Alaskans and out-of-state workers might soon have a new place to get a COVID-19 vaccine: The state’s four busiest airports.
The state health department is gauging interest from contractors that could set up vaccine sites beyond the TSA checkpoints at airports in Anchorage, Fairbanks, Juneau and Ketchikan.
“This is one additional place to be present to make it easy and convenient for people,” Dr. Anne Zink, Alaska’s chief medical officer, said in an interview Wednesday. “We all benefit from vaccination. So, the more people that get vaccinated, the better.”
Offering single-dose shots at airports could be a key piece of the state’s vaccination puzzle, Zink said, especially with travel in Alaska expected to spike over the summer, between seasonal workers and tourists, and Alaskans coming and going.

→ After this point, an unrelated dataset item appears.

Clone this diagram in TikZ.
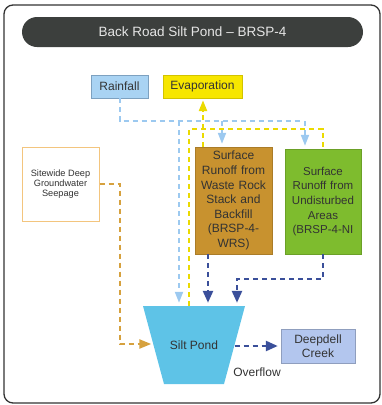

“I think of all the fishermen who come in mid-season,” said Zink. “To be able to get vaccinated right when they come in, it gives us some time for that immunity to build before they’re in our more rural areas.”
So far, about forty percent of Alaskans age 16 and up have gotten at least their first dose of the COVID-19 vaccine. That makes Alaska one of the country’s most-vaccinated states, thanks in part to an aggressive campaign by tribal health care providers to deliver shots.
Zink said the four airport sites would offer a vaccine to people arriving at their final destination or on a layover. Who qualifies would depend on how much vaccine is available.
While the state doesn’t currently have enough single-dose Johnson & Johnson vaccine to offer it to all travelers, Zink expects it eventually will.
“At some point, we have to collectively all think about how we get vaccines out across not only the state, but across the country and across the world overall,” she said. “And if this is another additional way to help people get vaccinated, then we can figure it out.”
There’s no exact date for when vaccine sites might pop up at Alaska airports. Interested companies have until the end of the month to submit potential plans to the state.
Zink said she hasn’t heard of other states vaccinating travelers at airports. Many still have yet to open up vaccine eligibility to all adults.
“I think we’re just more unique in our hub-and-spoke model and geography,” she said.
A year into the pandemic, Zink said it feels like Alaska is finally playing offense against the virus, as it plans ways to vaccinate more people.
“And that feels super exciting,” she said. “But that doesn’t mean you don’t have defense and offense at the same time, to be able to play the game. So, that’s why we’re asking people to keep up these mitigation strategies until we really can get as many people vaccinated as we possibly can.”
As for the path forward, Zink said it’ll depend on the spread of more-contagious coronavirus variants. That’s the big unknown.
“How many more innings we need to play really depends on which variants become predominant or don’t become predominant,” Zink said. “That being said, I think every person that gets vaccinated gets us closer, even with the variants, to really putting this pandemic behind us.”
Already, the state offers COVID-19 testing at several airports, and Zink said that will continue. For travelers, the testing turned optional last month when Alaska’s statewide COVID-19 emergency declaration expired.